One group of educators participated in a three-week intensive workshop on modeling instruction this summer. The different way of teaching science complies with the new standards by aligning student participation in the classroom more closely to what actual scientists and researchers do in the field.
“Traditional teaching is that the teacher takes control and gives the students all the information,” said Allison Christian, who teaches chemistry and earth science at Celia Cruz Bronx High School of Music. “But modeling is that the students, they will formulate or come to a consensus of their own learning.”
In traditional science classrooms, teachers supply students with a detailed ready-made experiment and leave them to fill in the blanks. With modeling, teachers present the lab equipment and guidance about what kinds of phenomena they should be able to observe — say the relationship between mass and velocity with two weighted carts on a track. It’s up to the students to design and test out an experiment that will explore those variables.
“You get them to quote unquote play with the apparatus or lab equipment,” Richard Premvaree, a physics and robotics teacher at Manhattan/Hunter College High School for the Sciences, said. “But it’s playing with a purpose.”

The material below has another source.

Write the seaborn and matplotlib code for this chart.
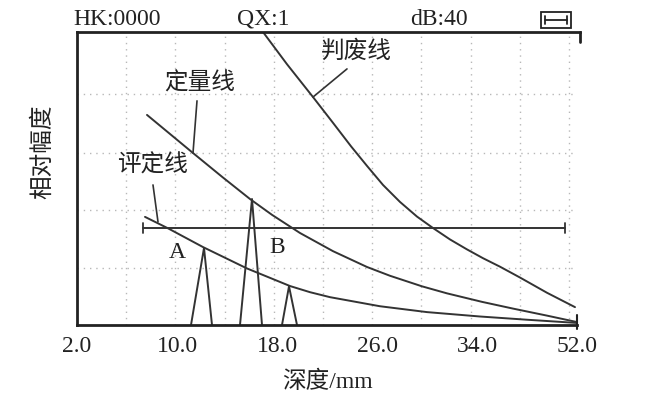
import numpy as np
import pandas as pd
import matplotlib.pyplot as plt
import seaborn as sns

# depth tick labels (evenly spaced on the screen, not to scale)
depth_labels = ['2.0', '10.0', '18.0', '26.0', '34.0', '52.0']

# DAC curves: x in tick-index units, y in % of screen height
reject_x = [1.86, 2.10, 2.36, 2.56, 2.74, 2.90, 3.06, 3.23, 3.40, 3.56, 3.73,
            3.90, 4.06, 4.23, 4.43, 4.70, 4.98]
reject_y = [100.0, 89.0, 77.8, 69.0, 61.0, 54.3, 47.8, 42.0, 37.0, 33.1, 29.2,
            25.8, 22.8, 19.9, 16.2, 11.0, 6.1]

quant_x = [0.70, 0.93, 1.16, 1.45, 1.73, 1.95, 2.23, 2.56, 2.90, 3.13, 3.45,
           3.70, 4.05, 4.36, 4.70, 5.00]
quant_y = [71.7, 65.2, 58.7, 50.6, 43.0, 37.6, 31.4, 25.2, 19.8, 16.8, 13.2,
           10.8, 7.9, 5.6, 3.2, 1.0]

eval_x = [0.68, 0.91, 1.26, 1.70, 2.13, 2.33, 2.53, 3.03, 3.50, 4.03, 4.50, 5.00]
eval_y = [36.9, 33.0, 26.6, 19.3, 13.3, 11.2, 9.5, 6.4, 4.4, 2.9, 1.8, 0.7]

# echo peaks: left base, apex, right base
peak_a_x = [1.14, 1.27, 1.35]
peak_a_y = [0.0, 26.3, 0.0]
peak_b_x = [1.63, 1.75, 1.85]
peak_b_y = [0.0, 43.0, 0.0]
peak_c_x = [2.05, 2.12, 2.20]
peak_c_y = [0.0, 13.2, 0.0]

# gate bar
gate_x = [0.66, 4.88]
gate_y = [33.1, 33.1]

sns.set_theme(style='white')
plt.rcParams['font.family'] = ['Liberation Serif', 'Noto Sans CJK SC', 'DejaVu Sans']

ink = '#333333'
txt = '#222222'
fig = plt.figure(figsize=(6.56, 3.97), dpi=100)
ax = fig.add_axes([77 / 656, 72 / 397, 500 / 656, 293 / 397])

# dotted screen grid
for gx in np.arange(1, 11) * 0.492:
    ax.axvline(gx, color='#b8b8b8', lw=1.0, ls=(0, (1, 3.5)), zorder=0)
for gy in [19.5, 39.2, 58.7, 78.8]:
    ax.axhline(gy, color='#b8b8b8', lw=1.0, ls=(0, (1, 3.5)), zorder=0)

for xs, ys in [(reject_x, reject_y), (quant_x, quant_y), (eval_x, eval_y),
               (peak_a_x, peak_a_y), (peak_b_x, peak_b_y), (peak_c_x, peak_c_y)]:
    sns.lineplot(x=xs, y=ys, ax=ax, color=ink, lw=1.4, sort=False, estimator=None)

sns.lineplot(x=gate_x, y=gate_y, ax=ax, color=ink, lw=1.4, sort=False, estimator=None)
for gx in gate_x:
    ax.plot([gx, gx], [31.3, 34.9], color=ink, lw=1.3)

# curve names with leader lines
ax.text(2.79, 93.2, '判废线', fontsize=17, ha='center', va='center', color=txt)
ax.plot([2.70, 2.36], [87.4, 77.8], color=ink, lw=1.2)
ax.text(1.23, 82.6, '定量线', fontsize=17, ha='center', va='center', color=txt)
ax.plot([1.20, 1.16], [76.5, 58.7], color=ink, lw=1.2)
ax.text(0.75, 54.6, '评定线', fontsize=17, ha='center', va='center', color=txt)
ax.plot([0.76, 0.81], [47.8, 35.2], color=ink, lw=1.2)
ax.text(1.00, 24.6, 'A', fontsize=17, ha='center', va='center', color=txt)
ax.text(2.00, 26.3, 'B', fontsize=17, ha='center', va='center', color=txt)

ax.set_xlim(0, 5)
ax.set_ylim(0, 100)
ax.set_xticks(range(len(depth_labels)))
ax.set_xticklabels(depth_labels, fontsize=17, color=txt)
ax.set_yticks([])
ax.tick_params(axis='x', length=0, pad=8)
ax.set_xlabel('深度/mm', fontsize=17, color=txt, labelpad=10)
ax.set_ylabel('相对幅度', fontsize=17, color=txt)
ax.yaxis.set_label_coords(-0.046, 0.59)

for side in ['left', 'top', 'bottom']:
    ax.spines[side].set_color(txt)
    ax.spines[side].set_linewidth(2.0)
ax.spines['right'].set_visible(False)
ax.spines['top'].set_bounds(0, 5.03)
ax.plot([5.03, 5.03], [100, 96.5], color=txt, lw=2.0, clip_on=False)
ax.plot([5.0, 5.0], [-1.5, 3.5], color=txt, lw=1.5, clip_on=False)

# status line above the screen
ax.text(-0.04, 100.8, 'HK:0000', fontsize=17, ha='left', va='bottom', color=txt)
ax.text(1.60, 100.8, 'QX:1', fontsize=17, ha='left', va='bottom', color=txt)
ax.text(3.33, 100.8, 'dB:40', fontsize=17, ha='left', va='bottom', color=txt)
ax.add_patch(plt.Rectangle((4.64, 101.5), 0.30, 5.3, fill=False, ec=txt, lw=1.3, clip_on=False))
ax.plot([4.68, 4.90], [104.2, 104.2], color=txt, lw=1.3, clip_on=False)
for bx in [4.68, 4.90]:
    ax.plot([bx, bx], [102.8, 105.6], color=txt, lw=1.3, clip_on=False)

fig.savefig('out.png', dpi=100)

Still, Premvaree admits, his students may be a little hesitant about modeling.
“Students tend to be more comfortable with getting explicit directions… recipe labs and recipe activities,” he said. “In these kinds of situations they’re kind of figuring out for themselves.”
STEM Teachers NYC, affiliated with Teachers College at Columbia University, has run modeling instruction workshops for three summers and offers weekend workshops throughout the year.
During a recent summer class, teachers paired off into gleeful groups and experimented with toy cars, spaghetti bridges and shadow casting, while testing out scientific concepts like acceleration, conservation of momentum and refraction of light.
“Physics happens all around you,” Dan Berkley, who teaches at the Hudson High School of Learning Tech, said. “It’s about finding ways to bring it into the classroom and about having the students make those linkages.”